— Set problem —
A faithful transcription of all the data is required.
>> start Information shown
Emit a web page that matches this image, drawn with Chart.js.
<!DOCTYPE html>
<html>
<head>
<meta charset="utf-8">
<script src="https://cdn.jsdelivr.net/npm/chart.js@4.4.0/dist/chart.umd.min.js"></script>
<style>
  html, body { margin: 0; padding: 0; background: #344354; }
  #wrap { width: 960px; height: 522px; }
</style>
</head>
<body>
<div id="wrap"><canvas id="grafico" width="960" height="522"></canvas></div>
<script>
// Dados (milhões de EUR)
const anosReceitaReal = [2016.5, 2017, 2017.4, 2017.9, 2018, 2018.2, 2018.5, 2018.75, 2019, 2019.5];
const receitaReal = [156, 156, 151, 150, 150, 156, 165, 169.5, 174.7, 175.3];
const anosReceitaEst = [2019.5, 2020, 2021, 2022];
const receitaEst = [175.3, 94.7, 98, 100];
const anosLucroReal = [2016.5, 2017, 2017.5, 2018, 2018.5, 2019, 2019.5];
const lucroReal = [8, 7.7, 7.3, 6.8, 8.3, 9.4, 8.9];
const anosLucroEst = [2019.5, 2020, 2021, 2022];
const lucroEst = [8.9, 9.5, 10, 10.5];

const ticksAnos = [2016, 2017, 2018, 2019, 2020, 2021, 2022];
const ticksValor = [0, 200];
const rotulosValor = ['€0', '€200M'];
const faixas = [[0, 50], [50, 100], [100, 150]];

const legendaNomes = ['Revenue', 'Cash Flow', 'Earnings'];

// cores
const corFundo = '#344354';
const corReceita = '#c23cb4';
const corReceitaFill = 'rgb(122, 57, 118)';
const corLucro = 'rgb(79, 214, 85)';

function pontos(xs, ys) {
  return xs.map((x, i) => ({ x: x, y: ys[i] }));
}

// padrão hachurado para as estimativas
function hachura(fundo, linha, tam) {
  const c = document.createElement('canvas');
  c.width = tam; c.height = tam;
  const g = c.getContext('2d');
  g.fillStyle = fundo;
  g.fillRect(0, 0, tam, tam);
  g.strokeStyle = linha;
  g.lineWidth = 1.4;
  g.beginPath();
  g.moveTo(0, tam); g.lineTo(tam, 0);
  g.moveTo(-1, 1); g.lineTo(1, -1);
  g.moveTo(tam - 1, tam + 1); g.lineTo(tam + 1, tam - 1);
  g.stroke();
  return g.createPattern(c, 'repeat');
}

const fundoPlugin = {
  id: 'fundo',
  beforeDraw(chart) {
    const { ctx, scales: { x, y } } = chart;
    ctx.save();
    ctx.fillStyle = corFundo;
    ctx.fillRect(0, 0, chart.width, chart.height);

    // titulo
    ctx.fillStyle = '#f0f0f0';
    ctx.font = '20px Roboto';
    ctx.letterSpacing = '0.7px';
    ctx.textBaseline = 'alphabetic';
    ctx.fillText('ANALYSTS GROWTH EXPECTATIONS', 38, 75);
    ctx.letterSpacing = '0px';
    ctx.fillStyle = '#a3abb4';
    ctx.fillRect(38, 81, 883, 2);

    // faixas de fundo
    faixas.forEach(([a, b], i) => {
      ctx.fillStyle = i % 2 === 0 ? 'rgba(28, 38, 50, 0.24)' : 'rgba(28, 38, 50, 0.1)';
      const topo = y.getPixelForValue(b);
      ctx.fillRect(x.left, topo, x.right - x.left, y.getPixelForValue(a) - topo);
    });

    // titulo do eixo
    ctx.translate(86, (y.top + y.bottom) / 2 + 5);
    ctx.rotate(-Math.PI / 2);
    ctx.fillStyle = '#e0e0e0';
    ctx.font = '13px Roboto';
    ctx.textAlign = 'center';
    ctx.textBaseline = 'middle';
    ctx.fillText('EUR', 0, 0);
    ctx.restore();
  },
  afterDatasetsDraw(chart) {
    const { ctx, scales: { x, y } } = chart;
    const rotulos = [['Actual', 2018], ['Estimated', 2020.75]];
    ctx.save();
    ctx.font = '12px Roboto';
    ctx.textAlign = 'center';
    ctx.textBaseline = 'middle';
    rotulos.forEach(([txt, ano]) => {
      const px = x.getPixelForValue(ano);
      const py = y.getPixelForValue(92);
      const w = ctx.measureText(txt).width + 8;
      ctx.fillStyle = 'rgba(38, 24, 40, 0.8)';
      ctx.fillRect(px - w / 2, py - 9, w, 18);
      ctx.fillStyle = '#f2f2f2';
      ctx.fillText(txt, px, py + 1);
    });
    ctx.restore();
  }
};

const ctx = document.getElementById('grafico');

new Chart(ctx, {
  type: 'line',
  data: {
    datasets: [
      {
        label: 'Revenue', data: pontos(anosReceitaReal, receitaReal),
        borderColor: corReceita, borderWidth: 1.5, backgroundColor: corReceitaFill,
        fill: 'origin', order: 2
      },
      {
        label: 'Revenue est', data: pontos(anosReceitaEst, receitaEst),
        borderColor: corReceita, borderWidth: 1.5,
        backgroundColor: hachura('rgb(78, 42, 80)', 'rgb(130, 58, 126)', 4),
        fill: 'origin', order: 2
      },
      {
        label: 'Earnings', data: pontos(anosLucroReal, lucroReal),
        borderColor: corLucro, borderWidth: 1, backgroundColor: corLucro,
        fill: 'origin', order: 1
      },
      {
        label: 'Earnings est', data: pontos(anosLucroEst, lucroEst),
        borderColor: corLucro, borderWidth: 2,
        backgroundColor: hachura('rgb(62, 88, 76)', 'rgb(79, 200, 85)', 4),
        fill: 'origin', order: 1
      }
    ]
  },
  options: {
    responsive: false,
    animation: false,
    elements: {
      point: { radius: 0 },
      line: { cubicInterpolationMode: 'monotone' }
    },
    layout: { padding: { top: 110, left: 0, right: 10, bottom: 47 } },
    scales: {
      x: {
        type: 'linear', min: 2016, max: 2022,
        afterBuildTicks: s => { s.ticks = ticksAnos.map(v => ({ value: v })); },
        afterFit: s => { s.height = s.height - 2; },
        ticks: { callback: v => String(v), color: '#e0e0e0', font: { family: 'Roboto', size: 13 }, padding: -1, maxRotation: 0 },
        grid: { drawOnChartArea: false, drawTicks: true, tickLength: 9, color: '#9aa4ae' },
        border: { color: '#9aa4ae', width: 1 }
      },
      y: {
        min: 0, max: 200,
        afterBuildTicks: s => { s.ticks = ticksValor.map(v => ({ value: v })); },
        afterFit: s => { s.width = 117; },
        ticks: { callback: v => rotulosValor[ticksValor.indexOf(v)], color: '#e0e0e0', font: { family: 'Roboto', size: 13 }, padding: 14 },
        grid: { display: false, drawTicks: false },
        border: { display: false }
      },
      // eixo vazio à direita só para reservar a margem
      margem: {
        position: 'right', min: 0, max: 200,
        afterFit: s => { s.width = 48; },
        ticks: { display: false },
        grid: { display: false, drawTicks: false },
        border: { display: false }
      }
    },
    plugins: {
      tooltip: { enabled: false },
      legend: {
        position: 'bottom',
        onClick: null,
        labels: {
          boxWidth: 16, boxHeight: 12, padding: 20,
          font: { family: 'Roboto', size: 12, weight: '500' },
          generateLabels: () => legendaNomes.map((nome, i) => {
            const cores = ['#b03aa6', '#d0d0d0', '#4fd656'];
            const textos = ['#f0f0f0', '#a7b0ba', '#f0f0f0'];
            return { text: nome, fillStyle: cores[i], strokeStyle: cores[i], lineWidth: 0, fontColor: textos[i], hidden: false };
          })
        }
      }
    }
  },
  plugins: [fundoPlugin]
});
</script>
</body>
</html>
>> end Information shown
— Reply to the exercise —
Emit a web page that matches this image, drawn with Chart.js.
<!DOCTYPE html>
<html>
<head>
<meta charset="utf-8">
<script src="https://cdn.jsdelivr.net/npm/chart.js@4.4.0/dist/chart.umd.min.js"></script>
<style>
  html, body { margin: 0; padding: 0; background: #344354; }
  #wrap { width: 960px; height: 522px; }
</style>
</head>
<body>
<div id="wrap"><canvas id="grafico" width="960" height="522"></canvas></div>
<script>
// Dados (milhões de EUR)
const anosReceitaReal = [2016.5, 2017, 2017.4, 2017.9, 2018, 2018.2, 2018.5, 2018.75, 2019, 2019.5];
const receitaReal = [156, 156, 151, 150, 150, 156, 165, 169.5, 174.7, 175.3];
const anosReceitaEst = [2019.5, 2020, 2021, 2022];
const receitaEst = [175.3, 94.7, 98, 100];
const anosLucroReal = [2016.5, 2017, 2017.5, 2018, 2018.5, 2019, 2019.5];
const lucroReal = [8, 7.7, 7.3, 6.8, 8.3, 9.4, 8.9];
const anosLucroEst = [2019.5, 2020, 2021, 2022];
const lucroEst = [8.9, 9.5, 10, 10.5];

const ticksAnos = [2016, 2017, 2018, 2019, 2020, 2021, 2022];
const ticksValor = [0, 200];
const rotulosValor = ['€0', '€200M'];
const faixas = [[0, 50], [50, 100], [100, 150]];

const legendaNomes = ['Revenue', 'Cash Flow', 'Earnings'];

// cores
const corFundo = '#344354';
const corReceita = '#c23cb4';
const corReceitaFill = 'rgb(122, 57, 118)';
const corLucro = 'rgb(79, 214, 85)';

function pontos(xs, ys) {
  return xs.map((x, i) => ({ x: x, y: ys[i] }));
}

// padrão hachurado para as estimativas
function hachura(fundo, linha, tam) {
  const c = document.createElement('canvas');
  c.width = tam; c.height = tam;
  const g = c.getContext('2d');
  g.fillStyle = fundo;
  g.fillRect(0, 0, tam, tam);
  g.strokeStyle = linha;
  g.lineWidth = 1.4;
  g.beginPath();
  g.moveTo(0, tam); g.lineTo(tam, 0);
  g.moveTo(-1, 1); g.lineTo(1, -1);
  g.moveTo(tam - 1, tam + 1); g.lineTo(tam + 1, tam - 1);
  g.stroke();
  return g.createPattern(c, 'repeat');
}

const fundoPlugin = {
  id: 'fundo',
  beforeDraw(chart) {
    const { ctx, scales: { x, y } } = chart;
    ctx.save();
    ctx.fillStyle = corFundo;
    ctx.fillRect(0, 0, chart.width, chart.height);

    // titulo
    ctx.fillStyle = '#f0f0f0';
    ctx.font = '20px Roboto';
    ctx.letterSpacing = '0.7px';
    ctx.textBaseline = 'alphabetic';
    ctx.fillText('ANALYSTS GROWTH EXPECTATIONS', 38, 75);
    ctx.letterSpacing = '0px';
    ctx.fillStyle = '#a3abb4';
    ctx.fillRect(38, 81, 883, 2);

    // faixas de fundo
    faixas.forEach(([a, b], i) => {
      ctx.fillStyle = i % 2 === 0 ? 'rgba(28, 38, 50, 0.24)' : 'rgba(28, 38, 50, 0.1)';
      const topo = y.getPixelForValue(b);
      ctx.fillRect(x.left, topo, x.right - x.left, y.getPixelForValue(a) - topo);
    });

    // titulo do eixo
    ctx.translate(86, (y.top + y.bottom) / 2 + 5);
    ctx.rotate(-Math.PI / 2);
    ctx.fillStyle = '#e0e0e0';
    ctx.font = '13px Roboto';
    ctx.textAlign = 'center';
    ctx.textBaseline = 'middle';
    ctx.fillText('EUR', 0, 0);
    ctx.restore();
  },
  afterDatasetsDraw(chart) {
    const { ctx, scales: { x, y } } = chart;
    const rotulos = [['Actual', 2018], ['Estimated', 2020.75]];
    ctx.save();
    ctx.font = '12px Roboto';
    ctx.textAlign = 'center';
    ctx.textBaseline = 'middle';
    rotulos.forEach(([txt, ano]) => {
      const px = x.getPixelForValue(ano);
      const py = y.getPixelForValue(92);
      const w = ctx.measureText(txt).width + 8;
      ctx.fillStyle = 'rgba(38, 24, 40, 0.8)';
      ctx.fillRect(px - w / 2, py - 9, w, 18);
      ctx.fillStyle = '#f2f2f2';
      ctx.fillText(txt, px, py + 1);
    });
    ctx.restore();
  }
};

const ctx = document.getElementById('grafico');

new Chart(ctx, {
  type: 'line',
  data: {
    datasets: [
      {
        label: 'Revenue', data: pontos(anosReceitaReal, receitaReal),
        borderColor: corReceita, borderWidth: 1.5, backgroundColor: corReceitaFill,
        fill: 'origin', order: 2
      },
      {
        label: 'Revenue est', data: pontos(anosReceitaEst, receitaEst),
        borderColor: corReceita, borderWidth: 1.5,
        backgroundColor: hachura('rgb(78, 42, 80)', 'rgb(130, 58, 126)', 4),
        fill: 'origin', order: 2
      },
      {
        label: 'Earnings', data: pontos(anosLucroReal, lucroReal),
        borderColor: corLucro, borderWidth: 1, backgroundColor: corLucro,
        fill: 'origin', order: 1
      },
      {
        label: 'Earnings est', data: pontos(anosLucroEst, lucroEst),
        borderColor: corLucro, borderWidth: 2,
        backgroundColor: hachura('rgb(62, 88, 76)', 'rgb(79, 200, 85)', 4),
        fill: 'origin', order: 1
      }
    ]
  },
  options: {
    responsive: false,
    animation: false,
    elements: {
      point: { radius: 0 },
      line: { cubicInterpolationMode: 'monotone' }
    },
    layout: { padding: { top: 110, left: 0, right: 10, bottom: 47 } },
    scales: {
      x: {
        type: 'linear', min: 2016, max: 2022,
        afterBuildTicks: s => { s.ticks = ticksAnos.map(v => ({ value: v })); },
        afterFit: s => { s.height = s.height - 2; },
        ticks: { callback: v => String(v), color: '#e0e0e0', font: { family: 'Roboto', size: 13 }, padding: -1, maxRotation: 0 },
        grid: { drawOnChartArea: false, drawTicks: true, tickLength: 9, color: '#9aa4ae' },
        border: { color: '#9aa4ae', width: 1 }
      },
      y: {
        min: 0, max: 200,
        afterBuildTicks: s => { s.ticks = ticksValor.map(v => ({ value: v })); },
        afterFit: s => { s.width = 117; },
        ticks: { callback: v => rotulosValor[ticksValor.indexOf(v)], color: '#e0e0e0', font: { family: 'Roboto', size: 13 }, padding: 14 },
        grid: { display: false, drawTicks: false },
        border: { display: false }
      },
      // eixo vazio à direita só para reservar a margem
      margem: {
        position: 'right', min: 0, max: 200,
        afterFit: s => { s.width = 48; },
        ticks: { display: false },
        grid: { display: false, drawTicks: false },
        border: { display: false }
      }
    },
    plugins: {
      tooltip: { enabled: false },
      legend: {
        position: 'bottom',
        onClick: null,
        labels: {
          boxWidth: 16, boxHeight: 12, padding: 20,
          font: { family: 'Roboto', size: 12, weight: '500' },
          generateLabels: () => legendaNomes.map((nome, i) => {
            const cores = ['#b03aa6', '#d0d0d0', '#4fd656'];
            const textos = ['#f0f0f0', '#a7b0ba', '#f0f0f0'];
            return { text: nome, fillStyle: cores[i], strokeStyle: cores[i], lineWidth: 0, fontColor: textos[i], hidden: false };
          })
        }
      }
    }
  },
  plugins: [fundoPlugin]
});
</script>
</body>
</html>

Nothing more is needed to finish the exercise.